Define L1 and L2 regularizers:

In [None]:
KERNEL_REGULARIZER = tf.keras.regularizers.l2(l=0.01)
ACTIVITY_REGULARIZER = tf.keras.regularizers.L1L2(l1=0.01,l2=0.01)

Pass regularizers into model architecture:

In [None]:
mdl = tf.keras.Sequential([
    tf.keras.layers.InputLayer(input_shape=IMAGE_SIZE + (3,)),
    hub.KerasLayer("https://tfhub.dev/google/imagenet/resnet_v2_50/feature_vector/4",
                   trainable=FINE_TUNING_CHOICE), 
    tf.keras.layers.Dense(NUM_CLASSES 
                          ,activation='softmax'
                          ,kernel_regularizer=KERNEL_REGULARIZER
                          ,activity_regularizer = ACTIVITY_REGULARIZER
                          ,name = 'custom_class')
])
mdl.build([None, 224, 224, 3])

In [None]:
mdl.summary()

Model: "sequential_2"
_________________________________________________________________
Layer (type)                 Output Shape              Param #   
keras_layer_2 (KerasLayer)   (None, 2048)              23564800  
_________________________________________________________________
custom_class (Dense)         (None, 5)                 10245     
Total params: 23,575,045
Trainable params: 10,245
Non-trainable params: 23,564,800
_________________________________________________________________


In [None]:
mdl.compile(
  optimizer=tf.keras.optimizers.SGD(lr=0.005, momentum=0.9), 
  loss=tf.keras.losses.CategoricalCrossentropy(from_logits=True, label_smoothing=0.1),
  metrics=['accuracy'])

In [None]:
callbacks = [
    tf.keras.callbacks.ModelCheckpoint(
        # Path where to save the model
        # The two parameters below mean that we will overwrite
        # the current checkpoint if and only if
        # the `val_loss` score has improved.
        # The saved model name will include the current epoch.
        filepath="mymodel_{epoch}",
        save_best_only=False,  # Only save a model if `val_loss` has improved.
        monitor="val_accuracy",
        verbose=1,
    )
]

In [None]:
prepped_train_ds

<PrefetchDataset shapes: ((None, 224, 224, 3), (None, 5)), types: (tf.float32, tf.float32)>

`prepped_train_ds` is a tuple.

In [None]:
import time

In [None]:
tic = time.time()
mdl.fit(
    prepped_train_ds,
    epochs=5, steps_per_epoch=100,
    validation_data=prepped_val_ds,
    validation_steps=1,
    callbacks=callbacks)
toc = time.time()
print('Total training time with regularization in second: ', toc-tic)
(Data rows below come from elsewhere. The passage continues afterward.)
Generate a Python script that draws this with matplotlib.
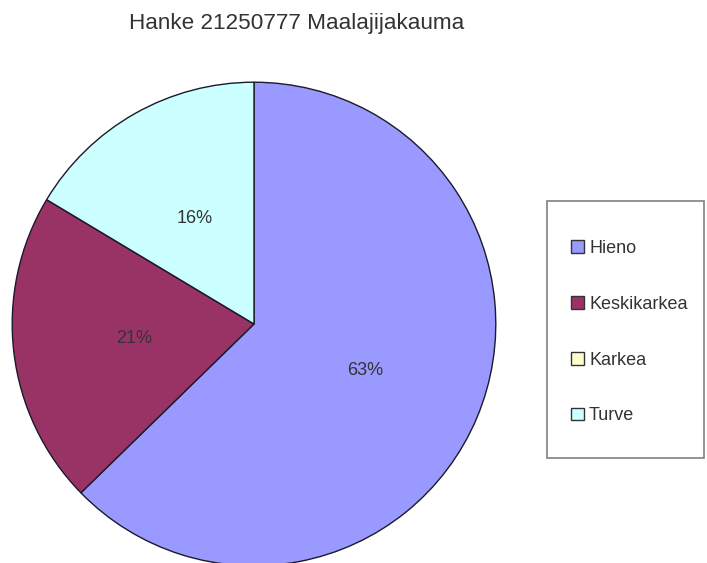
import matplotlib.pyplot as plt
from matplotlib.patches import Rectangle

# data
labels = ['Hieno', 'Keskikarkea', 'Karkea', 'Turve']
shares = [62.7, 20.9, 0, 16.4]
colors = ['#9999ff', '#993366', '#ffffcc', '#ccffff']
title = 'Hanke 21250777 Maalajijakauma'

plt.rcParams['font.family'] = ['Liberation Sans', 'DejaVu Sans']
text_color = '#333333'

W, H = 707, 563
fig = plt.figure(figsize=(W / 100, H / 100), dpi=100)

# pie axes: centre (254, 324) px, radius 243 px
cx, cy, r = 254, 324, 243
ax = fig.add_axes([(cx - r) / W, (H - cy - r) / H, 2 * r / W, 2 * r / H])


def pct_label(p):
    return f'{p:.0f}%' if p > 0.5 else ''


wedges, _, autotexts = ax.pie(
    shares, colors=colors, startangle=90, counterclock=False,
    autopct=pct_label, pctdistance=0.5, radius=1,
    wedgeprops=dict(edgecolor='#1a1a2a', linewidth=1.0),
    textprops=dict(color=text_color, fontsize=13))
ax.set_xlim(-1.005, 1.005)
ax.set_ylim(-1.005, 1.005)
ax.set_aspect('equal')
ax.axis('off')

fig.text(297 / W, 1 - 24 / H, title, ha='center', va='center',
         fontsize=16.2, color=text_color)

# legend box
fig.patches.append(Rectangle((547 / W, 1 - 458 / H), 157 / W, 257 / H,
                             transform=fig.transFigure, fill=False,
                             edgecolor='#808080', linewidth=1.2))

leg = fig.legend(wedges, labels, loc='upper left',
                 bbox_to_anchor=(571 / W, 1 - 240 / H),
                 frameon=False, fontsize=13,
                 labelspacing=2.15, handlelength=0.7, handleheight=0.7,
                 handletextpad=0.3, borderpad=0, borderaxespad=0,
                 labelcolor=text_color)
for h in leg.legend_handles:
    h.set_linewidth(1.0)
    h.set_edgecolor('#333333')

fig.savefig('out.png', dpi=100)
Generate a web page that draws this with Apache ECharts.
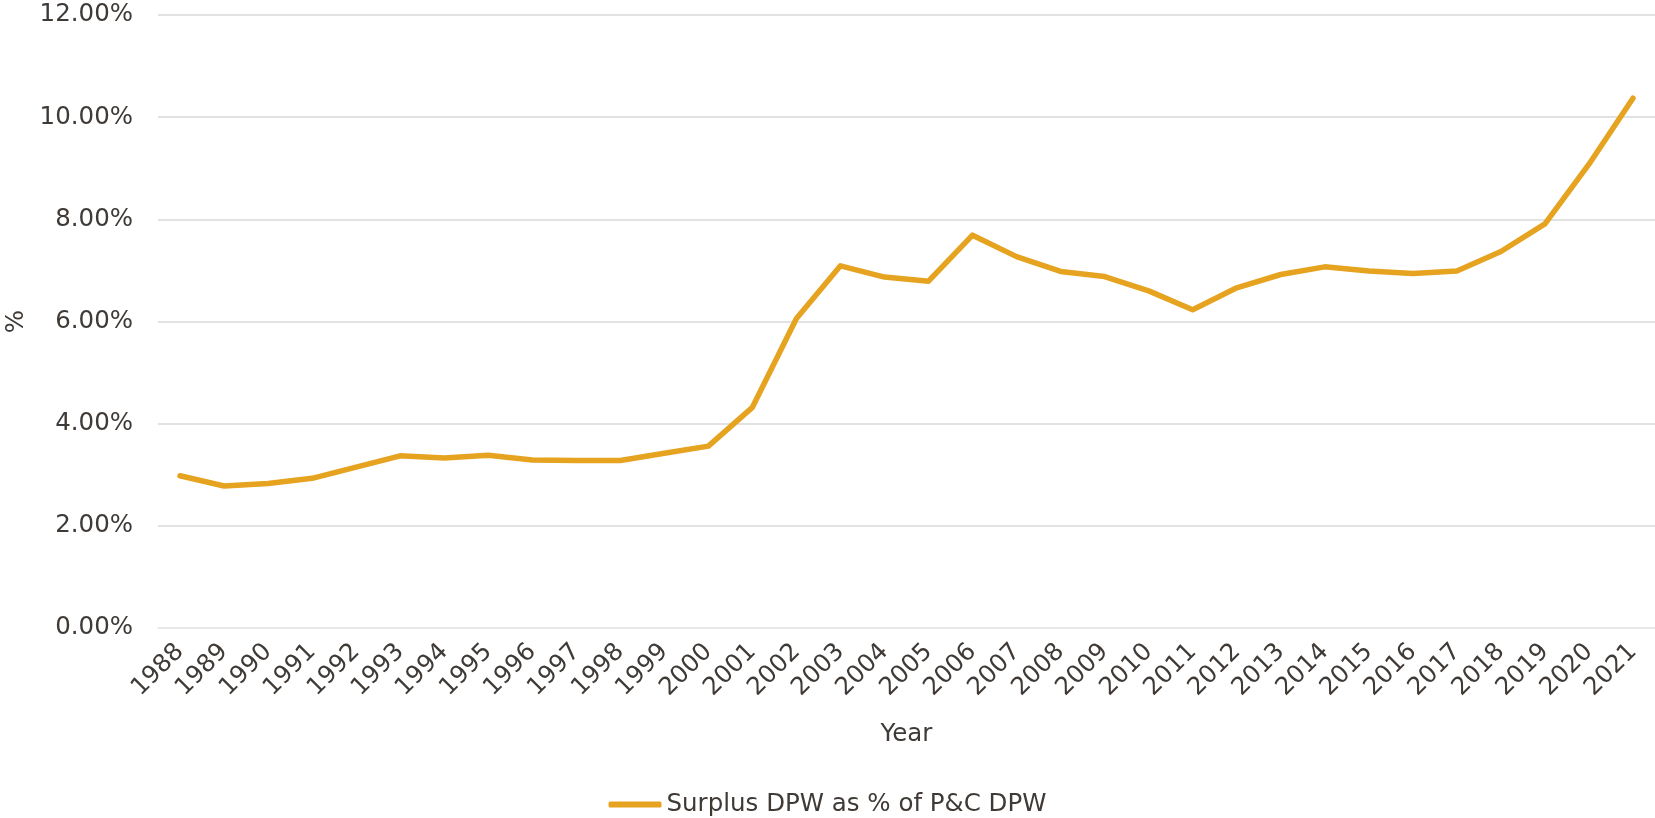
<!DOCTYPE html>
<html>
<head>
<meta charset="utf-8">
<script src="https://cdn.jsdelivr.net/npm/echarts@6/dist/echarts.min.js"></script>
<style>
  html, body { margin:0; padding:0; background:#fff; }
  #chart { width:1655px; height:818px; }
</style>
</head>
<body>
<div id="chart"></div>
<script>
var years = ["1988","1989","1990","1991","1992","1993","1994","1995","1996","1997","1998","1999","2000",
	"2001","2002","2003","2004","2005","2006","2007","2008","2009","2010","2011","2012","2013","2014",
	"2015","2016","2017","2018","2019","2020","2021"];

// surplus DPW as % of P&C DPW
var surplusPct = [2.98,2.78,2.83,2.93,3.15,3.37,3.33,3.38,3.29,3.28,3.28,3.42,3.56,
	4.32,6.06,7.09,6.87,6.79,7.69,7.27,6.98,6.88,6.60,6.23,6.66,6.92,7.07,
	6.99,6.94,6.99,7.37,7.91,9.08,10.37];

var yTicks = [0,2,4,6,8,10,12];

var TEXT_COLOR = "#3f3a36";
var LINE_COLOR = "#e5a320";
var FONT = "'DejaVu Sans', Verdana, sans-serif";
var FONT_SIZE = 24.5;

var chart = echarts.init(document.getElementById("chart"));

var option = {
	animation:false,
	textStyle:{fontFamily:FONT, color:TEXT_COLOR},
	grid:{left:158, right:0, top:15, bottom:190, containLabel:false, outerBoundsMode:"none"},
	legend:{
		top:787,
		left:"center",
		icon:"roundRect",
		itemWidth:53,
		itemHeight:6,
		textStyle:{fontFamily:FONT, fontSize:FONT_SIZE, color:TEXT_COLOR},
		data:["Surplus DPW as % of P&C DPW"]
	},
	xAxis:{
		type:"category",
		data:years,
		boundaryGap:true,
		name:"Year",
		nameLocation:"middle",
		nameGap:94,
		nameTextStyle:{fontFamily:FONT, fontSize:FONT_SIZE, color:TEXT_COLOR},
		axisLine:{show:true, lineStyle:{color:"#ececec", width:1.5}},
		axisTick:{show:false},
		axisLabel:{rotate:45, margin:20, fontSize:FONT_SIZE, color:TEXT_COLOR, fontFamily:FONT, interval:0},
		splitLine:{show:false}
	},
	yAxis:{
		type:"value",
		min:yTicks[0],
		max:yTicks[yTicks.length-1],
		interval:2,
		name:"%",
		nameLocation:"middle",
		nameGap:127,
		nameRotate:90,
		nameTextStyle:{fontFamily:FONT, fontSize:FONT_SIZE, color:TEXT_COLOR},
		axisLine:{show:false},
		axisTick:{show:false},
		axisLabel:{
			margin:25,
			fontSize:FONT_SIZE,
			color:TEXT_COLOR,
			fontFamily:FONT,
			formatter:function(v){ return v.toFixed(2)+"%"; }
		},
		splitLine:{lineStyle:{color:"#d9d9d9", width:1.5}}
	},
	series:[{
		name:"Surplus DPW as % of P&C DPW",
		type:"line",
		data:surplusPct,
		showSymbol:false,
		symbol:"none",
		color:LINE_COLOR,
		lineStyle:{color:LINE_COLOR, width:5.5, cap:"round", join:"round"}
	}]
};

chart.setOption(option);
</script>
</body>
</html>
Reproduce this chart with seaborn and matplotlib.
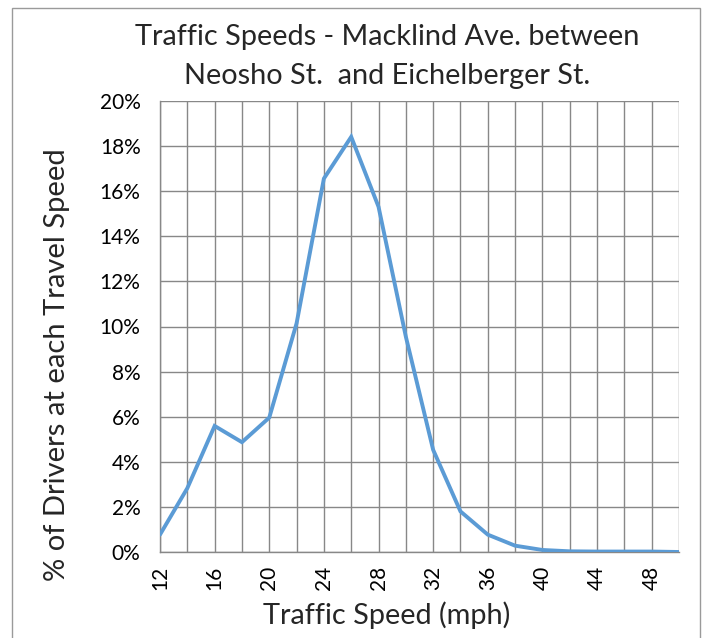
import matplotlib
matplotlib.use("Agg")
import matplotlib.pyplot as plt
import seaborn as sns
import pandas as pd
from matplotlib.patches import Rectangle
from matplotlib.ticker import MultipleLocator, FuncFormatter

speeds = [12, 14, 16, 18, 20, 22, 24, 26, 28, 30, 32, 34, 36, 38, 40, 42, 44, 46, 48, 50]
pct_drivers = [0.77, 2.83, 5.59, 4.87, 5.96, 10.14, 16.56, 18.41, 15.31, 9.55,
               4.53, 1.80, 0.77, 0.28, 0.09, 0.03, 0.02, 0.02, 0.02, 0.0]
x_tick_labels = [12, 16, 20, 24, 28, 32, 36, 40, 44, 48]
title_lines = ["Traffic Speeds - Macklind Ave. between", "Neosho St.  and Eichelberger St."]
x_label = "Traffic Speed (mph)"
y_label = "% of Drivers at each Travel Speed"

df = pd.DataFrame({"speed": speeds, "pct": pct_drivers})

sns.set_style("white")
plt.rcParams["font.family"] = ["Lato", "DejaVu Sans"]

W, H = 705, 638
fig = plt.figure(figsize=(W / 100, H / 100), dpi=100)
L, R, T, B = 160, 679, 101, 552
ax = fig.add_axes([L / W, 1 - B / H, (R - L) / W, (B - T) / H])

grid_c = "#888888"
sns.lineplot(data=df, x="speed", y="pct", ax=ax, color="#5B9BD5", linewidth=2.8,
             solid_joinstyle="miter", zorder=3)

ax.set_xlim(12, 50)
ax.set_ylim(0, 20)
ax.xaxis.set_major_locator(MultipleLocator(2))
ax.yaxis.set_major_locator(MultipleLocator(2))
ax.xaxis.set_major_formatter(FuncFormatter(lambda v, p: f"{int(round(v))}" if int(round(v)) in x_tick_labels else ""))
ax.yaxis.set_major_formatter(FuncFormatter(lambda v, p: f"{int(round(v))}%"))
ax.grid(True, color=grid_c, linewidth=1.0)
for s in ["top", "right"]:
    ax.spines[s].set_visible(False)
for s in ["left", "bottom"]:
    ax.spines[s].set_color(grid_c)
    ax.spines[s].set_linewidth(1.0)
ax.tick_params(axis="both", which="major", length=6, width=1.0, color=grid_c,
               labelsize=15, labelcolor="black", direction="out")
ax.tick_params(axis="x", labelrotation=90, pad=4)
ax.tick_params(axis="y", pad=8)
ax.set_xlabel("")
ax.set_ylabel("")

fig.text(387 / W, 1 - 37 / H, title_lines[0], ha="center", va="center", fontsize=20.8)
fig.text(387 / W, 1 - 76 / H, title_lines[1], ha="center", va="center", fontsize=20.8)
fig.text(387 / W, 1 - 615 / H, x_label, ha="center", va="center", fontsize=20.8)
fig.text(57 / W, 1 - 365 / H, y_label, ha="center", va="center", rotation=90, fontsize=21)

fig.patches.append(Rectangle((12 / W, -0.05), (700 - 12) / W, (1 - 8 / H) + 0.05,
                             transform=fig.transFigure, fill=False,
                             edgecolor="#9a9a9a", linewidth=1.0))

fig.savefig("out.png", dpi=100)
Train for 100 steps, validate for 1 steps
Epoch 1/5
Epoch 00001: saving model to mymodel_1
INFO:tensorflow:Assets written to: mymodel_1/assets


INFO:tensorflow:Assets written to: mymodel_1/assets


Epoch 2/5
Epoch 00002: saving model to mymodel_2
INFO:tensorflow:Assets written to: mymodel_2/assets


INFO:tensorflow:Assets written to: mymodel_2/assets


Epoch 3/5
Epoch 00003: saving model to mymodel_3
INFO:tensorflow:Assets written to: mymodel_3/assets


INFO:tensorflow:Assets written to: mymodel_3/assets


Epoch 4/5
Epoch 00004: saving model to mymodel_4
INFO:tensorflow:Assets written to: mymodel_4/assets


INFO:tensorflow:Assets written to: mymodel_4/assets


Epoch 5/5
Epoch 00005: saving model to mymodel_5
INFO:tensorflow:Assets written to: mymodel_5/assets


INFO:tensorflow:Assets written to: mymodel_5/assets


Total training time with regularization in second:  76.6740140914917


Training process with L1 and L2 regularization is completed.